27/11/2025
27/11/2025
MEDAN, Indonesia, Nov 27, (AP): Rescuers searched Thursday in rivers and the rubble of villages for bodies, and when possible survivors, after flash floods and landslides on Indonesia’s Sumatra island left 49 people dead and 67 missing. Monsoon rains over the past week caused rivers to burst their banks in North Sumatra province Tuesday.
The deluge tore through mountainside village, swept away people and submerged more than 2,000 houses and buildings, the National Disaster Management Agency said. Nearly 5,000 residents fled to government shelters. Seventeen bodies were recovered by Thursday in South Tapanuli district and eight bodies in Sibolga city, North Sumatra provincial police’s spokesperson Ferry Walintukan said in a statement.
In the neighboring district of Central Tapanuli, landslides hit several homes, killing at least a family of four.
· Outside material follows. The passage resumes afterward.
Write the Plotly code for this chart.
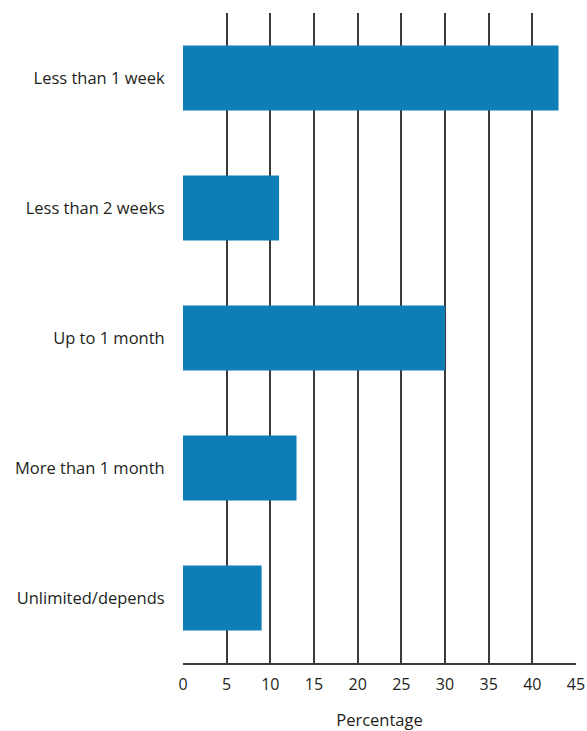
import plotly.graph_objects as go

categories = ["Less than 1 week", "Less than 2 weeks", "Up to 1 month", "More than 1 month", "Unlimited/depends"]
values = [43, 11, 30, 13, 9]
tick_vals = [0, 5, 10, 15, 20, 25, 30, 35, 40, 45]

fig = go.Figure(go.Bar(
    y=categories, x=values, orientation="h",
    marker=dict(color="#0E7EB8", line=dict(width=0)),
    width=0.5,
))

fig.update_layout(
    width=587, height=731,
    margin=dict(l=183, r=11, t=13, b=68),
    paper_bgcolor="white", plot_bgcolor="white",
    showlegend=False,
    font=dict(family="Open Sans", size=16.5, color="#231F20"),
    xaxis=dict(
        range=[0, 45], tickvals=tick_vals, showgrid=True, automargin=False,
        gridcolor="#3a3a3a", gridwidth=1.5,
        showline=True, linecolor="#3a3a3a", linewidth=1.5,
        zeroline=False, ticks="outside", ticklen=6, tickcolor="rgba(0,0,0,0)",
        title=dict(text="Percentage", font=dict(size=16.5), standoff=24),
        tickfont=dict(size=16),
    ),
    yaxis=dict(
        categoryorder="array", categoryarray=categories, autorange="reversed",
        range=[4.5, -0.5], automargin=False,
        showgrid=False, zeroline=False, showline=False,
        ticks="outside", ticklen=14, tickcolor="rgba(0,0,0,0)",
        tickfont=dict(size=16.5),
    ),
)

fig.write_html("out.html", config={"displayModeBar": False},
               post_script="document.body.style.margin='0';document.body.style.overflow='hidden';")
Rescue workers also recovered two bodies in Pakpak Bharat district and were searching for five people reported missing in Humbang Hasundutan, another district devastated by landslides that killed two villagers, Walintukan said.
At least one resident died when mud and debris struck a main road on a tiny Nias island, he added. "With many missing and some remote areas still unreachable, the death toll was likely to rise,” Walintukan said. More downpours were forecast for North Sumatra province and the danger of extreme rainfall will continue until next week, Indonesia’s Meteorology, Climatology and Geophysics Agency said.
It recommended weather modification to reduce rain, and disaster agency chief Suharyanto said cloud seeding would be done to prevent further rainfall and floods. "We are deploying weather modification technology starting tomorrow so that rain does not fall during this emergency response period,” Suharyanto, who goes by a single name like many Indonesians, told reporters before visiting flood- and landslide-hit areas of Sibolga city on Thursday.
Cloud seeding involves dispersing particles into clouds to create precipitation, which would be done to redirect rainfall away from areas where search and rescue efforts were continuing. Television reports showed rescue personnel using jackhammers, circular saws, farm tools and sometimes their bare hands to dig in areas marked by thick mud, rocks and uprooted trees.